Ce texte a été lu par son auteur, Philippe CLAUDEL, écrivain, président du Comité Erckmann-Chatrian, lors de la remise solennelle du Prix Erckmann-Chatrian du roman à Pierre PELOT le 18 octobre 2003, en l'abbaye de Pont-à-Mousson.

"On attache aussi bien toute la philosophie morale à une vie populaire et privée qu'à une vie de plus riche étoffe ; chaque homme porte la forme entière de l'humaine condition". C'est ainsi que s'ouvre ton beau et grave roman, Pierre, par cette citation de Montaigne placée en exergue du texte, et qui en est tout à la fois le compas et la boussole. Puis, juste après Montaigne, tu convoques Sénèque qui affirme que "nul ne se juge redevable d'avoir reçu du temps, alors que c'est le seul bien que, même reconnaissant, l'on ne peut rendre".

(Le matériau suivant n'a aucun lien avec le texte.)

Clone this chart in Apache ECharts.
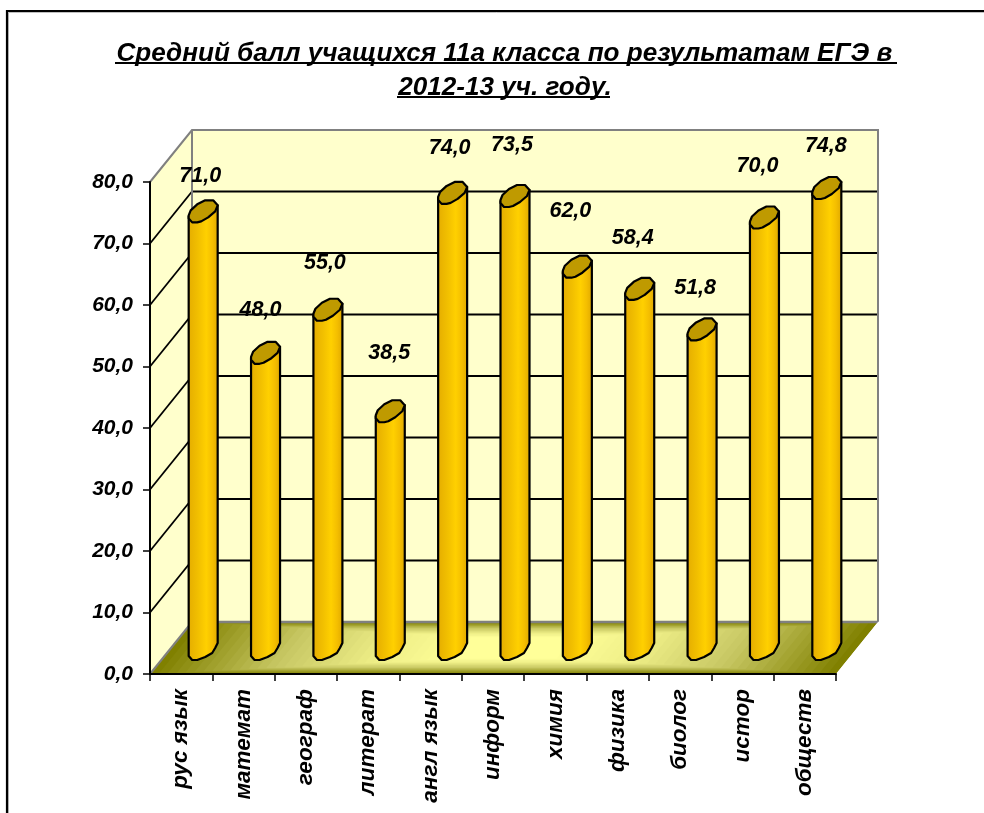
<!DOCTYPE html>
<html><head><meta charset="utf-8">
<script src="https://cdn.jsdelivr.net/npm/echarts@6/dist/echarts.min.js"></script>
<style>html,body{margin:0;padding:0;background:#fff;overflow:hidden}#c{width:984px;height:813px}</style>
</head><body><div id="c"></div>
<script>
const categories = ['рус язык','математ','географ','литерат','англ язык','информ','химия','физика','биолог','истор','обществ'];
const scores = [71.0,48.0,55.0,38.5,74.0,73.5,62.0,58.4,51.8,70.0,74.8];
const yTicks = [0,10,20,30,40,50,60,70,80];
const titleLines = ['Средний балл учащихся 11а класса по результатам ЕГЭ в ','2012-13 уч. году.'];

// layout / style constants (not data)
const DX = 42, DY = 52;
const FONT = '"Liberation Sans", Arial, sans-serif';
const labelNudge = [[-3,-35],[-5,-43],[-3,-47],[-1,-58],[-3,-45],[-3,-51],[-7,-56],[-7,-51],[-7,-41],[-7,-51],[-1,-42]];
const capRel = [[-14.5,4],[-12.5,-1],[-6,-7],[2,-11],[10,-11],[14.5,-6],[12,0],[5,6],[-2,10],[-6,11],[-11,11],[-14.5,7]];
const baseRel = [[14.5,-5],[12,0],[9,5],[2,9],[-6,12],[-11,12],[-14.5,8]];
const g = echarts.graphic;

function mix(a,b,t){return 'rgb('+a.map((v,i)=>Math.round(v+(b[i]-v)*t)).join(',')+')';}
function floorColor(t){
  if(t<0.4) return mix([128,128,0],[200,200,100],t/0.4);
  if(t<0.72) return mix([200,200,100],[238,238,135],(t-0.4)/0.32);
  return mix([238,238,135],[255,255,153],Math.min(1,(t-0.72)/0.28));
}

function renderBackdrop(params, api){
  const cs = params.coordSys;
  const x0 = cs.x, x1 = cs.x + cs.width;
  const y0 = api.coord([0,0])[1];
  const yTop = api.coord([0,yTicks[yTicks.length-1]])[1];
  const kids = [];
  kids.push({type:'polygon',shape:{points:[[x0,y0],[x0,yTop],[x0+DX,yTop-DY],[x0+DX,y0-DY]]},style:{fill:'#FFFFCC'}});
  kids.push({type:'rect',shape:{x:x0+DX,y:yTop-DY,width:cs.width,height:y0-yTop},style:{fill:'#FFFFCC'}});
  yTicks.slice(1,-1).forEach(v=>{
    const y = api.coord([0,v])[1];
    kids.push({type:'line',shape:{x1:x0,y1:y,x2:x0+DX,y2:y-DY},style:{stroke:'#000',lineWidth:1.8}});
    kids.push({type:'line',shape:{x1:x0+DX,y1:y-DY,x2:x1+DX,y2:y-DY},style:{stroke:'#000',lineWidth:1.8}});
  });
  kids.push({type:'polyline',shape:{points:[[x0,yTop],[x0+DX,yTop-DY],[x1+DX,yTop-DY],[x1+DX,y0-DY]]},style:{stroke:'#808080',lineWidth:2,fill:null}});
  kids.push({type:'line',shape:{x1:x0+DX,y1:yTop-DY,x2:x0+DX,y2:y0-DY},style:{stroke:'#808080',lineWidth:2}});
  // floor: nested path gradient with a vertical plateau
  const corners = [[x0,y0],[x1,y0],[x1+DX,y0-DY],[x0+DX,y0-DY]];
  const cx = (x0+x1+DX)/2, cy = y0-DY/2;
  const N = 40;
  for(let i=0;i<N;i++){
    const s = 1-i/N, sy = 0.3+0.7*s;
    kids.push({type:'polygon',shape:{points:corners.map(p=>[cx+(p[0]-cx)*s+(cy-p[1])*DX/DY*(sy-s),cy+(p[1]-cy)*sy])},
      style:{fill:floorColor(i/(N-6))}});
  }
  kids.push({type:'line',shape:{x1:x0,y1:y0,x2:x0+DX,y2:y0-DY},style:{stroke:'#808080',lineWidth:2}});
  kids.push({type:'line',shape:{x1:x0+DX,y1:y0-DY,x2:x1+DX,y2:y0-DY},style:{stroke:'#808080',lineWidth:2.5}});
  kids.push({type:'line',shape:{x1:x1+1,y1:y0,x2:x1+DX+1,y2:y0-DY},style:{stroke:'#ffffff',lineWidth:1.5}});
  return {type:'group',children:kids};
}

function renderCylinder(params, api){
  const i = api.value(0), v = api.value(1);
  const top = api.coord([i,v]), base = api.coord([i,0]);
  const cx = top[0]+DX/2+1, ty = top[1]-DY/2, by = base[1]-DY/2;
  const bodyPts = [[cx-14.5,ty+5],[cx+14.5,ty-6]].concat(baseRel.map(p=>[cx+p[0],by+p[1]]));
  const grad = new g.LinearGradient(0,0,1,0,[
    {offset:0,color:'#E4AC00'},{offset:0.35,color:'#F2C000'},{offset:0.6,color:'#FFD000'},
    {offset:0.8,color:'#F4BE00'},{offset:1,color:'#DCA600'}]);
  const capPts = capRel.map(p=>[cx+p[0],ty+p[1]]);
  const n = labelNudge[params.dataIndex];
  return {type:'group',children:[
    {type:'polygon',shape:{points:bodyPts},style:{fill:grad,stroke:'#000',lineWidth:2.2,lineJoin:'round'}},
    {type:'polygon',shape:{points:capPts},style:{fill:'#BF9A00',stroke:'#000',lineWidth:2.2,lineJoin:'round'}},
    {type:'text',x:cx+n[0],y:ty+n[1],style:{text:v.toFixed(1).replace('.',','),fill:'#000',
      font:'italic bold 21.5px '+FONT,align:'center',verticalAlign:'middle'}}
  ]};
}

const titleStyle = {fontFamily:FONT,fontStyle:'italic',fontWeight:'bold',fontSize:26.1,color:'#000'};
const chart = echarts.init(document.getElementById('c'));
chart.setOption({
  animation:false,
  backgroundColor:'#fff',
  title:[
    {text:titleLines[0],left:503,top:36,textAlign:'center',textStyle:titleStyle},
    {text:titleLines[1],left:500,top:70,textAlign:'center',textStyle:titleStyle}
  ],
  grid:{left:150,top:182,width:686,height:492},
  xAxis:{type:'category',data:categories,z:5,
    axisLine:{lineStyle:{color:'#000',width:2}},
    axisTick:{show:true,length:7,lineStyle:{color:'#000',width:1.5}},
    axisLabel:{rotate:90,margin:15,interval:0,color:'#000',fontFamily:FONT,fontStyle:'italic',fontWeight:'bold',fontSize:22.5}},
  yAxis:{type:'value',min:0,max:80,interval:10,z:5,
    splitLine:{show:false},
    axisLine:{show:true,lineStyle:{color:'#000',width:2}},
    axisTick:{show:true,length:7,lineStyle:{color:'#000',width:1.5}},
    axisLabel:{margin:17,color:'#000',fontFamily:FONT,fontStyle:'italic',fontWeight:'bold',fontSize:21,
      formatter:v=>v.toFixed(1).replace('.',',')}},
  series:[
    {type:'custom',name:'backdrop',coordinateSystem:'cartesian2d',z:1,silent:true,clip:false,
     data:[[0,0]],renderItem:renderBackdrop},
    {type:'custom',name:'Средний балл',coordinateSystem:'cartesian2d',z:3,clip:false,
     data:scores.map((s,i)=>[i,s]),encode:{x:0,y:1},renderItem:renderCylinder}
  ],
  graphic:[
    {type:'rect',z:20,shape:{x:8.5,y:12.5,width:1000,height:900},style:{fill:null,stroke:'#c0c0c0',lineWidth:1}},
    {type:'rect',z:20,shape:{x:7,y:11,width:1000,height:900},style:{fill:null,stroke:'#000',lineWidth:2.2}},
    {type:'line',z:20,shape:{x1:115,y1:63,x2:897,y2:63},style:{stroke:'#000',lineWidth:2}},
    {type:'line',z:20,shape:{x1:397,y1:97,x2:610,y2:97},style:{stroke:'#000',lineWidth:2}}
  ]
});
</script></body></html>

Montaigne, Sénèque : deux montagnes qui ouvrent la voie à l'émergence d'une autre, de la même taille qu'elles, du même granit : Pelot. Entre humain et temps, entre regard posé sur les humbles et magistrale envergure, à la façon d'un géant qui enjamberait les siècles sans jamais écraser les hommes qui s'y meuvent.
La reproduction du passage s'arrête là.